# DATASET EXTRACT
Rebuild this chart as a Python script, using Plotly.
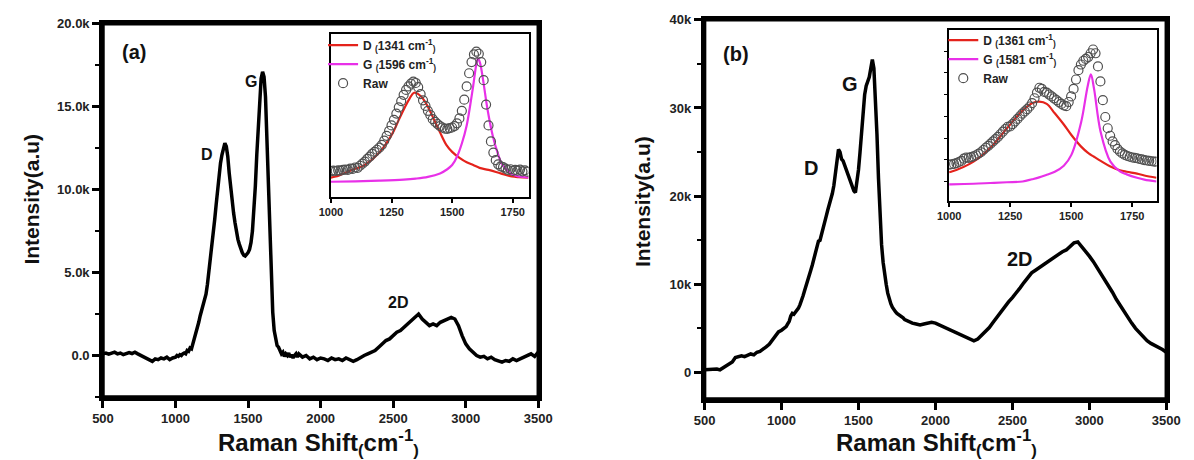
import plotly.graph_objects as go

# ---------------- data ----------------
# wavenumber sampling grids (cm-1)
shift_low = list(range(500, 1000, 20))     # 25 samples
shift_mid = list(range(1000, 1850, 10))    # 85 samples
shift_high = list(range(1850, 3501, 25))   # 67 samples

# (a) spectrum
int_a_low = [100, 150, 80, 120, 200, 100, 150, 50, 100, 180, 120, 200, 100, 0, -100,
             -200, -300, -350, -200, -250, -150, -200, -100, -250, -150]
int_a_mid = [-100, 0, -50, 50, 0, 100, 150, 100, 300, 250,
             450, 400, 700, 1000, 1300, 1700, 2000, 2400, 2700, 3000,
             3300, 3700, 4300, 5000, 5700, 6500, 7300, 8200, 9100, 10000,
             10900, 11600, 12100, 12500, 12800, 12600, 12000, 11000, 10100, 9300,
             8600, 8000, 7400, 7000, 6700, 6400, 6200, 6050, 6000, 6100,
             6200, 6400, 6800, 7500, 8600, 10200, 12100, 14000, 15600, 16700,
             17100, 16800, 15600, 13000, 9500, 6500, 4200, 2600, 1500, 900,
             600, 500, 300, 100, 200, -50, 100, 0, 150, -100,
             50, -150, 0, 100, -100]
int_a_high = [100, -100, 0, -200, -100, -250, -150, -200, -300, -150,
              -250, -200, -300, -150, -250, -350, -250, -100, 0, 100,
              200, 300, 500, 700, 900, 1000, 1200, 1400, 1500, 1700,
              1900, 2100, 2300, 2500, 2200, 2000, 1800, 1900, 1800, 2000,
              2100, 2200, 2300, 2200, 1800, 1200, 700, 400, 200, 0,
              -100, -50, -200, -100, -250, -300, -400, -300, -350, -200,
              -300, -200, -100, 0, 100, -50, 200]

# (b) spectrum
int_b_low = [300, 350, 400, 450, 400, 300, 500, 700, 900, 1200, 1700, 1800, 1900,
             1800, 2000, 2100, 2000, 2300, 2400, 2600, 2900, 3200, 3700, 4200, 4600]
int_b_mid = [4800, 4900, 5000, 5200, 5500, 5800, 6400, 6700, 6600, 6800,
             7000, 7300, 7700, 8100, 8700, 9300, 9800, 10400, 11000, 11600,
             12200, 12900, 13600, 14300, 14900, 15000, 15600, 16300, 17000, 17700,
             18400, 19000, 19600, 20300, 21200, 22500, 24000, 25300, 25000, 24200,
             24000, 23500, 23000, 22500, 22000, 21500, 21000, 20600, 20400, 21500,
             23000, 25000, 27500, 30000, 31500, 32500, 33000, 33500, 34500, 35500,
             34500, 31000, 27000, 22000, 17500, 14500, 12500, 11000, 10000, 9000,
             8300, 7800, 7400, 7100, 6900, 6700, 6600, 6500, 6300, 6200,
             6000, 5900, 5800, 5700, 5600]
int_b_high = [5600, 5500, 5400, 5500, 5600, 5700, 5600, 5400, 5200, 4900,
              4700, 4500, 4400, 4200, 4000, 3800, 3600, 3800, 4200, 4600,
              5100, 5700, 6300, 6900, 7500, 8000, 8500, 9000, 9600, 10200,
              10800, 11300, 11600, 11900, 12200, 12600, 12900, 13200, 13400, 13700,
              13900, 14300, 14700, 14800, 14300, 13700, 13200, 12600, 11900, 11200,
              10600, 9900, 9100, 8300, 7600, 6900, 6200, 5600, 5000, 4500,
              4000, 3600, 3300, 3100, 2900, 2600, 2300]

# inset fits (a)
fit_a_D_x = [1000, 1020, 1080, 1141, 1200, 1250, 1280, 1302, 1325, 1343, 1371, 1400, 1423,
             1450, 1476, 1500, 1532, 1560, 1587, 1613, 1650, 1700, 1746, 1775, 1815]
fit_a_D = [-1000, -850, 0, 850, 2600, 5100, 7300, 8900, 10400, 11200, 10700, 9200, 7500,
           5500, 3700, 2700, 1800, 1200, 800, 400, 100, -400, -850, -950, -1000]
fit_a_G_x = [1000, 1100, 1200, 1300, 1350, 1400, 1450, 1480, 1500, 1520, 1540, 1560, 1575,
             1587, 1600, 1607, 1615, 1627, 1645, 1667, 1690, 1707, 1746, 1775, 1815]
fit_a_G = [-1600, -1550, -1450, -1300, -1150, -900, -400, 200, 800, 2000, 3900, 6500, 9500,
           12200, 15300, 16100, 15500, 13200, 9000, 5100, 2300, 850, -500, -850, -1000]

# inset fits (b)
fit_b_x = [1000, 1008, 1100, 1169, 1237, 1301, 1340, 1369, 1400, 1433, 1470, 1501, 1541,
           1568, 1581, 1594, 1621, 1661, 1700, 1728, 1770, 1800, 1850]
fit_b_D = [2800, 2900, 5600, 9300, 14500, 19200, 21200, 21600, 21000, 18500, 15500, 12700, 9600,
           8000, 7400, 6900, 5800, 4300, 3300, 2900, 2400, 1900, 1300]
fit_b_G = [-450, -450, -300, -100, 100, 300, 900, 1400, 2100, 2900, 4500, 7400, 16100,
           25800, 28900, 25000, 13500, 5600, 3000, 2200, 1300, 800, 300]

label_D_a = "D <sub>(</sub>1341 cm<sup>-1</sup><sub>)</sub>"
label_G_a = "G <sub>(</sub>1596 cm<sup>-1</sup><sub>)</sub>"
label_D_b = "D <sub>(</sub>1361 cm<sup>-1</sup><sub>)</sub>"
label_G_b = "G <sub>(</sub>1581 cm<sup>-1</sup><sub>)</sub>"

ytick_a_vals = [0, 5000, 10000, 15000, 20000]
ytick_a_text = ["0.0", "5.0k", "10.0k", "15.0k", "20.0k"]
ytick_b_vals = [0, 10000, 20000, 30000, 40000]
ytick_b_text = ["0", "10k", "20k", "30k", "40k"]
xtick_vals = [500, 1000, 1500, 2000, 2500, 3000, 3500]
inset_xticks = [1000, 1250, 1500, 1750]

# ---------------- build ----------------
shift = shift_low + shift_mid + shift_high
int_a = int_a_low + int_a_mid + int_a_high
int_b = int_b_low + int_b_mid + int_b_high
assert len(shift) == len(int_a) == len(int_b)

raw_a_x = [s for s in shift if 1000 <= s <= 1815]
raw_a_y = [v for s, v in zip(shift, int_a) if 1000 <= s <= 1815]
raw_b_x = [s for s in shift if 1000 <= s <= 1850]
raw_b_y = [v for s, v in zip(shift, int_b) if 1000 <= s <= 1850]

W, H = 1194, 460
FONT = "Arial, Liberation Sans, sans-serif"
RED = "#e4221b"
MAG = "#e830e8"

def px_x(p):
    return p / W

def px_y(p):
    return 1 - p / H

fig = go.Figure()

fig.add_trace(go.Scatter(x=shift, y=int_a, mode="lines", line=dict(color="black", width=3.5),
                         xaxis="x", yaxis="y", showlegend=False))
fig.add_trace(go.Scatter(x=shift, y=int_b, mode="lines", line=dict(color="black", width=3.5),
                         xaxis="x2", yaxis="y2", showlegend=False))

raw_marker = dict(symbol="circle-open", size=9, color="#505050", line=dict(width=1.2))
# inset a
fig.add_trace(go.Scatter(x=fit_a_D_x, y=fit_a_D, mode="lines", line=dict(color=RED, width=2.2, shape="spline"),
                         xaxis="x3", yaxis="y3", name=label_D_a, legend="legend"))
fig.add_trace(go.Scatter(x=fit_a_G_x, y=fit_a_G, mode="lines", line=dict(color=MAG, width=2.2, shape="spline"),
                         xaxis="x3", yaxis="y3", name=label_G_a, legend="legend"))
fig.add_trace(go.Scatter(x=raw_a_x, y=raw_a_y, mode="markers", marker=raw_marker,
                         xaxis="x3", yaxis="y3", name="Raw", legend="legend"))
# inset b
fig.add_trace(go.Scatter(x=fit_b_x, y=fit_b_D, mode="lines", line=dict(color=RED, width=2.2, shape="spline"),
                         xaxis="x4", yaxis="y4", name=label_D_b, legend="legend2"))
fig.add_trace(go.Scatter(x=fit_b_x, y=fit_b_G, mode="lines", line=dict(color=MAG, width=2.2, shape="spline"),
                         xaxis="x4", yaxis="y4", name=label_G_b, legend="legend2"))
fig.add_trace(go.Scatter(x=raw_b_x, y=raw_b_y, mode="markers", marker=raw_marker,
                         xaxis="x4", yaxis="y4", name="Raw", legend="legend2"))

tickfont_main = dict(family=FONT, size=13, color="#222", weight="bold")
tickfont_inset = dict(family=FONT, size=11, color="#222", weight="bold")

main_x = dict(range=[500, 3500], tickvals=xtick_vals, ticks="outside", ticklen=7, tickwidth=3,
              tickcolor="#000000",
              showline=True, linewidth=3.5, linecolor="#000000", mirror=True, showgrid=False,
              zeroline=False, tickfont=tickfont_main)
main_y = dict(ticks="outside", ticklen=7, tickwidth=3, tickcolor="#000000", showline=True,
              linewidth=3.5, linecolor="#000000", mirror=True, showgrid=False, zeroline=False,
              tickfont=tickfont_main)
inset_x = dict(tickvals=inset_xticks, ticks="outside", ticklen=4, tickwidth=1.8, tickcolor="#000000",
               showline=True, linewidth=2, linecolor="#000000", mirror=True, showgrid=False,
               zeroline=False, tickfont=tickfont_inset)
inset_y = dict(showticklabels=False, showline=True, linewidth=2, linecolor="#000000", mirror=True,
               showgrid=False, zeroline=False)

legend_font = dict(family=FONT, size=12, color="#222", weight="bold")

fig.update_layout(
    width=W, height=H,
    margin=dict(l=0, r=0, t=0, b=0),
    paper_bgcolor="white", plot_bgcolor="white",
    xaxis=dict(main_x, domain=[px_x(93), px_x(538)], anchor="y"),
    yaxis=dict(main_y, domain=[px_y(396), px_y(17)], anchor="x", range=[-2500, 20000],
               tickvals=ytick_a_vals, ticktext=ytick_a_text,
               minor=dict(tickvals=[-2500, 2500, 7500, 12500, 17500], ticks="outside", ticklen=4,
                          tickwidth=2, tickcolor="#000000")),
    xaxis2=dict(main_x, domain=[px_x(708), px_x(1180)], anchor="y2"),
    yaxis2=dict(main_y, domain=[px_y(398), px_y(13)], anchor="x2", range=[-3000, 40000],
                tickvals=ytick_b_vals, ticktext=ytick_b_text,
                minor=dict(tickvals=[5000, 15000, 25000, 35000], ticks="outside", ticklen=4,
                           tickwidth=2, tickcolor="#000000")),
    xaxis3=dict(inset_x, domain=[px_x(326), px_x(528)], anchor="y3", range=[1000, 1815]),
    yaxis3=dict(inset_y, domain=[px_y(193), px_y(27)], anchor="x3", range=[-3800, 19700]),
    xaxis4=dict(inset_x, domain=[px_x(958), px_x(1170)], anchor="y4", range=[1000, 1850]),
    yaxis4=dict(inset_y, domain=[px_y(197), px_y(23)], anchor="x4", range=[-4900, 40800],
                tickvals=[300, 6100, 11900, 17700, 23500, 29300, 35100], ticks="outside",
                ticklen=3, tickwidth=1.2, tickcolor="#000000"),
    legend=dict(x=px_x(318), y=px_y(24), xanchor="left", yanchor="top", bgcolor="rgba(0,0,0,0)",
                font=legend_font, itemwidth=30, tracegroupgap=0),
    legend2=dict(x=px_x(952), y=px_y(19), xanchor="left", yanchor="top", bgcolor="rgba(0,0,0,0)",
                 font=legend_font, itemwidth=30, tracegroupgap=0),
)

# heavy frames around the two main panels
for xr, yr in (("x domain", "y domain"), ("x2 domain", "y2 domain")):
    fig.add_shape(type="rect", xref=xr, yref=yr, x0=0, x1=1, y0=0, y1=1,
                  line=dict(color="#000000", width=3.5), fillcolor="rgba(0,0,0,0)", layer="above")

def txt(x, y, s, size, angle=0):
    fig.add_annotation(x=px_x(x), y=px_y(y), xref="paper", yref="paper", text=s, showarrow=False,
                       textangle=angle,
                       font=dict(family=FONT, size=size, color="#111", weight="bold"),
                       xanchor="center", yanchor="middle")

txt(125, 46, "(a)", 20)
txt(199, 150, "D", 16)
txt(244, 76, "G", 16)
txt(395, 300, "2D", 16)
txt(740, 48, "(b)", 20)
txt(817, 163, "D", 20)
txt(857, 78, "G", 20)
txt(1030, 256, "2D", 20)

xtitle = "Raman Shift<sub>(</sub>cm<sup>-1</sup><sub>)</sub>"
txt(313, 443, xtitle, 24)
txt(945, 443, xtitle, 24)
txt(19, 195, "Intensity(a.u)", 21, -90)
txt(644, 197, "Intensity(a.u)", 21, -90)

fig.write_html("out.html")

# WHAT THIS TASK INVOLVES
In the data above, please extract the lines from the first one through the line with "import plotly.graph_objects as go", exactly, and keep pictures out.

# EXPECTED ANSWER
Rebuild this chart as a Python script, using Plotly.
import plotly.graph_objects as go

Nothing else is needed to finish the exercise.